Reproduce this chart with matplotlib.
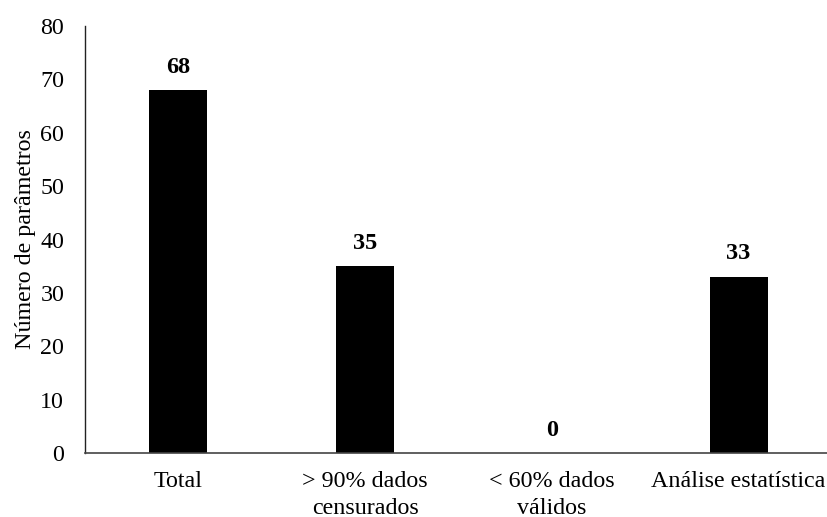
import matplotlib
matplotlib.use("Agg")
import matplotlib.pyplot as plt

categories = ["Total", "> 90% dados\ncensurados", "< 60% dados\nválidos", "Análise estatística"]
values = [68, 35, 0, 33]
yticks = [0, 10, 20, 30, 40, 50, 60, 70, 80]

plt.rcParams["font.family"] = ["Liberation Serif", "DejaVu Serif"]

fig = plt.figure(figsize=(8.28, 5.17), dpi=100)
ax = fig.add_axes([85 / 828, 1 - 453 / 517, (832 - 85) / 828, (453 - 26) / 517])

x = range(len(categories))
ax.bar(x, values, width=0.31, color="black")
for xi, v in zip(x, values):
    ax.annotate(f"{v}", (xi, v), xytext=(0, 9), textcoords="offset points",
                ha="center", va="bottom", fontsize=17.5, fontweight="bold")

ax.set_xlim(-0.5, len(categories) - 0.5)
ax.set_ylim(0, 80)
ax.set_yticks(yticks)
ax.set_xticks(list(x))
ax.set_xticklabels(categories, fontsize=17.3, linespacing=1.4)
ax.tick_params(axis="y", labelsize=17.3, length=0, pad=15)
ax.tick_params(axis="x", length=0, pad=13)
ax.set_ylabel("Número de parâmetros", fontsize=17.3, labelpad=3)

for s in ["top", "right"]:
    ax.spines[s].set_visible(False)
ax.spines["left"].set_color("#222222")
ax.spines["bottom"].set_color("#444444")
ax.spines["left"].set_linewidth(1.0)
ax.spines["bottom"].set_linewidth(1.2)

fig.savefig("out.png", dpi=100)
+ + + + +
[Direction]: Reproduce all of the material above word for word. Omit the pictures.

[Final result]:
Reproduce this chart with matplotlib.
import matplotlib
matplotlib.use("Agg")
import matplotlib.pyplot as plt

categories = ["Total", "> 90% dados\ncensurados", "< 60% dados\nválidos", "Análise estatística"]
values = [68, 35, 0, 33]
yticks = [0, 10, 20, 30, 40, 50, 60, 70, 80]

plt.rcParams["font.family"] = ["Liberation Serif", "DejaVu Serif"]

fig = plt.figure(figsize=(8.28, 5.17), dpi=100)
ax = fig.add_axes([85 / 828, 1 - 453 / 517, (832 - 85) / 828, (453 - 26) / 517])

x = range(len(categories))
ax.bar(x, values, width=0.31, color="black")
for xi, v in zip(x, values):
    ax.annotate(f"{v}", (xi, v), xytext=(0, 9), textcoords="offset points",
                ha="center", va="bottom", fontsize=17.5, fontweight="bold")

ax.set_xlim(-0.5, len(categories) - 0.5)
ax.set_ylim(0, 80)
ax.set_yticks(yticks)
ax.set_xticks(list(x))
ax.set_xticklabels(categories, fontsize=17.3, linespacing=1.4)
ax.tick_params(axis="y", labelsize=17.3, length=0, pad=15)
ax.tick_params(axis="x", length=0, pad=13)
ax.set_ylabel("Número de parâmetros", fontsize=17.3, labelpad=3)

for s in ["top", "right"]:
    ax.spines[s].set_visible(False)
ax.spines["left"].set_color("#222222")
ax.spines["bottom"].set_color("#444444")
ax.spines["left"].set_linewidth(1.0)
ax.spines["bottom"].set_linewidth(1.2)

fig.savefig("out.png", dpi=100)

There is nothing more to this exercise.